Juneau attorney Jim Clark, expecting to have federal criminal charges against him dropped soon, hopes to then have his license to practice law reinstated, said Bruce Gagnon, Clark's attorney.
After Clark pleaded guilty in 2008 to a federal corruption charge as part of a plea bargain, the Alaska Bar Association suspended his license.
Now, with the charge expected to be dropped, Gagnon said there's no reason for the suspension.
"There is obviously no basis left for the suspension, the suspension was based on the conviction," Gagnon said.
Federal prosecutors last week said they would not object to dismissal of the charge against Clark being dismissed as a U.S. Supreme Court decision last summer gutted the "honest services" criminal statute under which he was convicted.
A federal judge must still act to drop the charge, but that's likely a formality now that the prosecution is not objecting.
"That conviction is going to disappear," Gagnon said. "Unless something else happens, Jim has a clean slate."
Gagnon said Clark would apply for reinstatement, but Bar Counsel Steve Van Goor said that won't be necessary.
"He doesn't have to do anything," Van Goor said. "The bar moved for the interim suspension, now with the expected dismissal (of the conviction) the bar will ask to lift the interim suspension."
Van Goor said he did not know how long that process would take, but expected it to be relatively soon.
"I would think the court would take reasonably prompt action on something like this," he said.
Without a criminal conviction, a suspension based on that conviction would not be appropriate, he said.
"If the basis for the interim suspension is gone it ought not to continue," Van Goor said.

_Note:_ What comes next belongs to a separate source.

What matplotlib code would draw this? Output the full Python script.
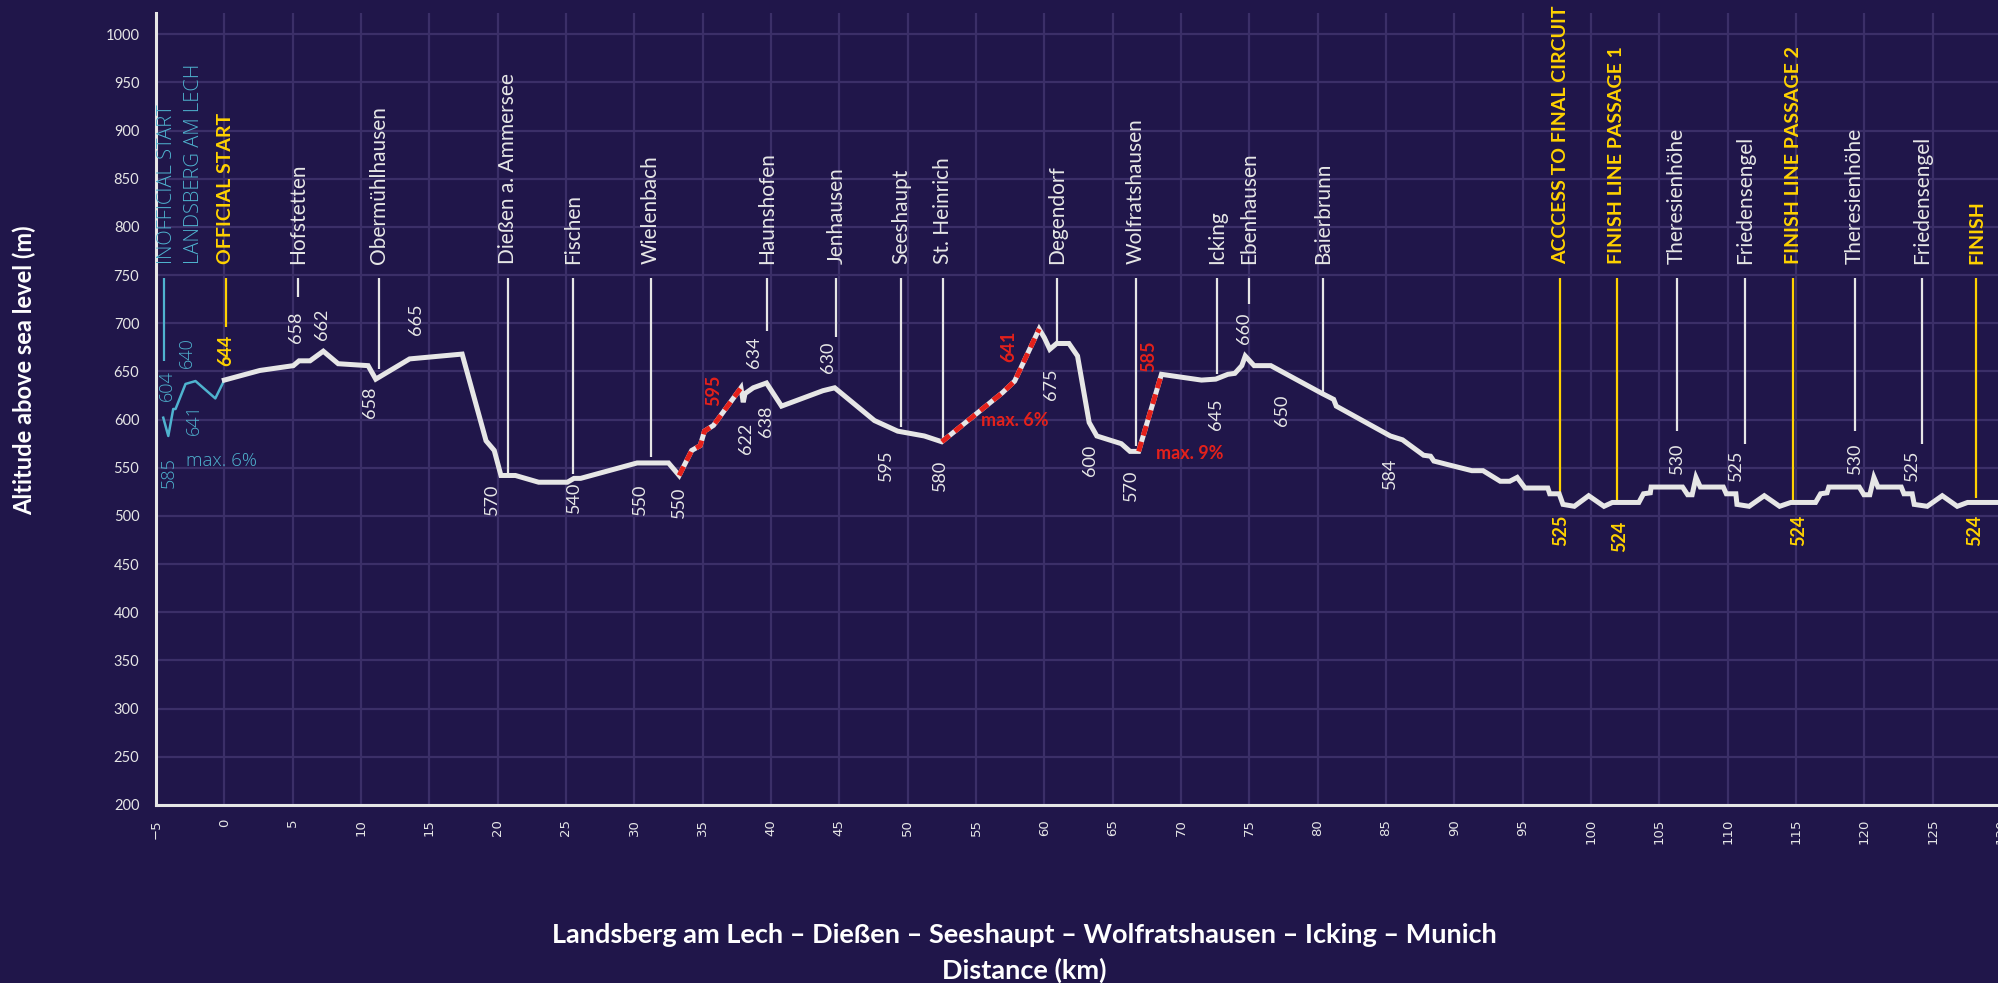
import matplotlib
matplotlib.use("Agg")
import matplotlib.pyplot as plt

BG = "#20164A"
GRID = "#3B2F68"
WHITE = "#E6E6E6"
YELLOW = "#FFD200"
CYAN = "#4FB3CF"
RED = "#E4211B"

plt.rcParams["font.family"] = ["Lato", "DejaVu Sans"]

# ---- Profile (km, m) -------------------------------------------------------
pre_km = [-4.47, -4.1, -3.74, -3.57, -2.84, -2.11, -0.66, 0.0]
pre_alt = [602, 583, 611, 611, 637, 640, 622, 641]

route_km = [0, 2.6, 5.05, 5.47, 6.27, 7.24, 8.33, 10.52, 11.08, 13.56, 17.4,
            19.15, 19.75, 20.24, 21.3, 23.0, 25.1, 25.58, 26.07, 30.2, 32.5,
            33.28, 34.2, 34.82, 35.13, 35.79, 37.8, 37.97, 38.1, 38.7, 39.67,
            40.77, 43.8, 44.66, 47.57, 49.27, 51.22, 52.5, 56.94, 57.83, 59.62,
            60.0, 60.4, 60.9, 61.8, 62.43, 63.28, 63.84, 65.63, 66.27, 66.9,
            68.57, 71.5, 72.54, 73.43, 73.94, 74.45, 74.7, 75.35, 76.57, 80.34,
            81.17, 81.36, 85.32, 86.21, 87.75, 88.26, 88.5, 89.6, 91.28, 92.1,
            93.36, 94.05, 94.6, 95.17, 96.84, 96.98, 97.67, 97.95, 98.78, 99.83,
            100.95, 101.56, 103.5, 103.84, 104.34, 104.4, 106.7, 107.07, 107.4,
            107.68, 108.0, 109.68, 109.9, 110.6, 110.68, 111.57, 112.68, 113.8,
            114.62, 116.43, 116.8, 117.27, 117.4, 119.63, 119.97, 120.4, 120.7,
            121.0, 122.7, 122.9, 123.5, 123.65, 124.6, 125.7, 126.8, 127.55, 130.0]
route_alt = [641, 651, 656, 661, 661, 671, 658, 656, 642, 663, 668,
             578, 568, 542, 542, 535, 535, 539, 539, 555, 555,
             542, 568, 573, 588, 594, 633, 618, 627, 633, 638,
             614, 630, 633, 599, 588, 583, 577, 628, 640, 694,
             685, 673, 679, 679, 666, 597, 583, 575, 567, 567,
             647, 641, 642, 647, 648, 656, 666, 656, 656, 627,
             621, 614, 583, 579, 563, 562, 557, 553, 547, 547,
             536, 536, 540, 529, 529, 523, 523, 512, 510, 521,
             510, 514, 514, 523, 524, 530, 530, 522, 522,
             540, 530, 530, 523, 523, 512, 510, 521, 510,
             514, 514, 523, 524, 530, 530, 522, 522, 540,
             530, 530, 523, 523, 512, 510, 521, 510, 514, 514]

# steepest climbs (start km, end km)
climbs = [(33.28, 37.8), (52.5, 59.62), (66.9, 68.57)]

# ---- Places ----------------------------------------------------------------
place_km = [-4.42, 0.1, 5.39, 11.32, 20.72, 25.53, 31.22, 39.72, 44.78, 49.51,
            52.55, 60.9, 66.7, 72.61, 74.96, 80.4, 97.75, 101.9, 106.3, 111.3,
            114.8, 119.3, 124.2, 128.2]
place_names = ["INOFFICIAL START\nLANDSBERG AM LECH", "OFFICIAL START", "Hofstetten",
               "Obermühlhausen", "Dießen a. Ammersee", "Fischen", "Wielenbach",
               "Haunshofen", "Jenhausen", "Seeshaupt", "St. Heinrich", "Degendorf",
               "Wolfratshausen", "Icking", "Ebenhausen", "Baierbrunn",
               "ACCCESS TO FINAL CIRCUIT", "FINISH LINE PASSAGE 1", "Theresienhöhe",
               "Friedensengel", "FINISH LINE PASSAGE 2", "Theresienhöhe",
               "Friedensengel", "FINISH"]
place_type = ["pre", "key", "town", "town", "town", "town", "town", "town", "town",
              "town", "town", "town", "town", "town", "town", "town", "key", "key",
              "town", "town", "key", "town", "town", "key"]
place_line_end = [661, 696, 727, 653, 545, 544, 561, 692, 686, 592, 578, 680, 573,
                  647, 720, 627, 524, 516, 588, 575, 516, 588, 575, 519]

# ---- Spot heights ----------------------------------------------------------
spot_text = ["604", "585", "640", "641", "644", "658", "662", "658", "665", "570",
             "540", "550", "550", "595", "634", "622", "638", "630", "595", "580",
             "641", "675", "600", "570", "585", "645", "660", "650", "584", "525",
             "524", "530", "525", "524", "530", "525", "524"]
spot_type = ["pre", "pre", "pre", "pre", "key", "town", "town", "town", "town", "town",
             "town", "town", "town", "climb", "town", "town", "town", "town", "town",
             "town", "climb", "town", "town", "town", "climb", "town", "town", "town",
             "town", "key", "key", "town", "town", "key", "town", "town", "key"]
spot_x = [-4.18, -4.06, -2.77, -2.24, 0.14, 5.25, 7.12, 10.64, 14.04, 19.58,
          25.55, 30.4, 33.24, 35.84, 38.78, 38.17, 39.67, 44.17, 48.42, 52.4,
          57.4, 60.52, 63.33, 66.35, 67.62, 72.59, 74.64, 77.39, 85.32, 97.75,
          102.1, 106.3, 110.6, 115.2, 119.3, 123.5, 128.1]
spot_y = [635, 545, 670, 600, 672, 696, 699, 618, 704, 517,
          519, 517, 514, 630, 670, 581, 598, 665, 553, 542,
          676, 637, 558, 532, 666, 606, 695, 610, 544, 485,
          479, 560, 553, 485, 560, 553, 485]

gradient_text = ["max. 6%", "max. 6%", "max. 9%"]
gradient_type = ["pre", "climb", "climb"]
gradient_x = [-2.84, 55.33, 68.19]
gradient_y = [557, 599, 565]

COLORS = {"pre": CYAN, "key": YELLOW, "town": WHITE, "climb": RED}
WEIGHTS = {"pre": "light", "key": "bold", "town": "normal", "climb": "bold"}
FAMILY = {"pre": ["Open Sans", "DejaVu Sans"], "key": ["Lato", "DejaVu Sans"],
          "town": ["Lato", "DejaVu Sans"], "climb": ["Lato", "DejaVu Sans"]}
NAME_SIZE = {"pre": 14.5, "key": 14, "town": 15, "climb": 15}

fig = plt.figure(figsize=(19.98, 9.83), dpi=100, facecolor=BG)
ax = fig.add_axes([156 / 1998, 1 - 805 / 983, (2001 - 156) / 1998, (805 - 13) / 983])
ax.set_facecolor(BG)
ax.set_xlim(-5, 130)
ax.set_ylim(200, 1022)
ax.set_xticks(range(-5, 131, 5))
ax.set_yticks(range(200, 1001, 50))
ax.grid(color=GRID, lw=1.6, zorder=0)
ax.set_axisbelow(True)
for s in ("top", "right"):
    ax.spines[s].set_visible(False)
for s in ("left", "bottom"):
    ax.spines[s].set_color(WHITE)
    ax.spines[s].set_linewidth(2.2)
ax.tick_params(axis="both", length=0, colors=WHITE)
ax.tick_params(axis="x", pad=10, labelsize=9.5, labelrotation=90)
ax.tick_params(axis="y", pad=12, labelsize=10.5)
for lbl in ax.get_xticklabels():
    lbl.set_fontfamily("DejaVu Sans")

# ---- place markers ---------------------------------------------------------
for km, name, kind, end in zip(place_km, place_names, place_type, place_line_end):
    c = COLORS[kind]
    ax.plot([km, km], [747, end], color=c, lw=1.6, solid_capstyle="butt", zorder=2)
    style = dict(rotation=90, va="bottom", color=c, fontsize=NAME_SIZE[kind],
                 fontweight=WEIGHTS[kind], family=FAMILY[kind], zorder=5)
    if "\n" in name:
        ax.text(km + 1.2, 761, name, ha="center", multialignment="left",
                linespacing=1.45, **style)
    else:
        ax.text(km, 761, name, ha="center", **style)

# ---- profile ---------------------------------------------------------------
ax.plot(pre_km, pre_alt, color=CYAN, lw=1.8, zorder=3)
ax.plot(route_km, route_alt, color=WHITE, lw=3.6, solid_joinstyle="miter", zorder=4)
for a, b in climbs:
    xs = [k for k in route_km if a <= k <= b]
    ys = [h for k, h in zip(route_km, route_alt) if a <= k <= b]
    ax.plot(xs, ys, color=RED, lw=3.6, linestyle=(0, (2.0, 1.3)), zorder=5)

for t, kind, x, y in zip(spot_text, spot_type, spot_x, spot_y):
    ax.text(x, y, t, rotation=90, ha="center", va="center", color=COLORS[kind],
            fontsize=13, fontweight=WEIGHTS[kind], family=FAMILY[kind], zorder=6)

for t, kind, x, y in zip(gradient_text, gradient_type, gradient_x, gradient_y):
    ax.text(x, y, t, ha="left", va="center", color=COLORS[kind],
            fontsize=13.5 if kind == "pre" else 13, fontweight=WEIGHTS[kind],
            family=FAMILY[kind], zorder=6)

# ---- axis titles -----------------------------------------------------------
fig.text(24 / 1998, 1 - 370 / 983, "Altitude above sea level (m)", rotation=90,
         ha="center", va="center", color="white", fontsize=17, fontweight="bold")
fig.text(1024 / 1998, 1 - 935 / 983,
         "Landsberg am Lech – Dießen – Seeshaupt – Wolfratshausen – Icking – Munich",
         ha="center", va="center", color="white", fontsize=19.5, fontweight="bold")
fig.text(1024 / 1998, 1 - 970 / 983, "Distance (km)",
         ha="center", va="center", color="white", fontsize=19.5, fontweight="bold")

fig.savefig("out.png", dpi=100, facecolor=BG)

While the conviction will likely go away, the actions that led to the federal conviction are not in dispute.
Van Goor did not say if the bar would investigate on its own.
"We are aware of the conviction, we have not seen the underlying documents," Van Goor said. "A decision to investigate would have to depend on the information we are able to gather."
A further challenge to Clark's license could come either from a citizen or from the bar's disciplinary staff itself, Van Goor said.
Gagnon said he didn't know whether Clark intended to resume practicing law.
"Certainly he wants to have his name cleared," he said. Whether he resumes practicing law, that's something I haven't discussed with him."
Clark had been chief of staff for former Gov. Frank Murkowski and an ally of oil industry companies seeking new oil and natural gas tax and development deals. VECO Corp., an oil field services company, contributed $68,000 in illegal corporate campaign contributions to Murkowski's unsuccessful re-election bid, according to Clark's plea agreements.
"CLARK understands that this Factual Basis For Plea is merely a summary of Some, but not all, criminal conduct engaged in by CLARK," according the agreement he signed and which was filed with the Federal District Court in Anchorage.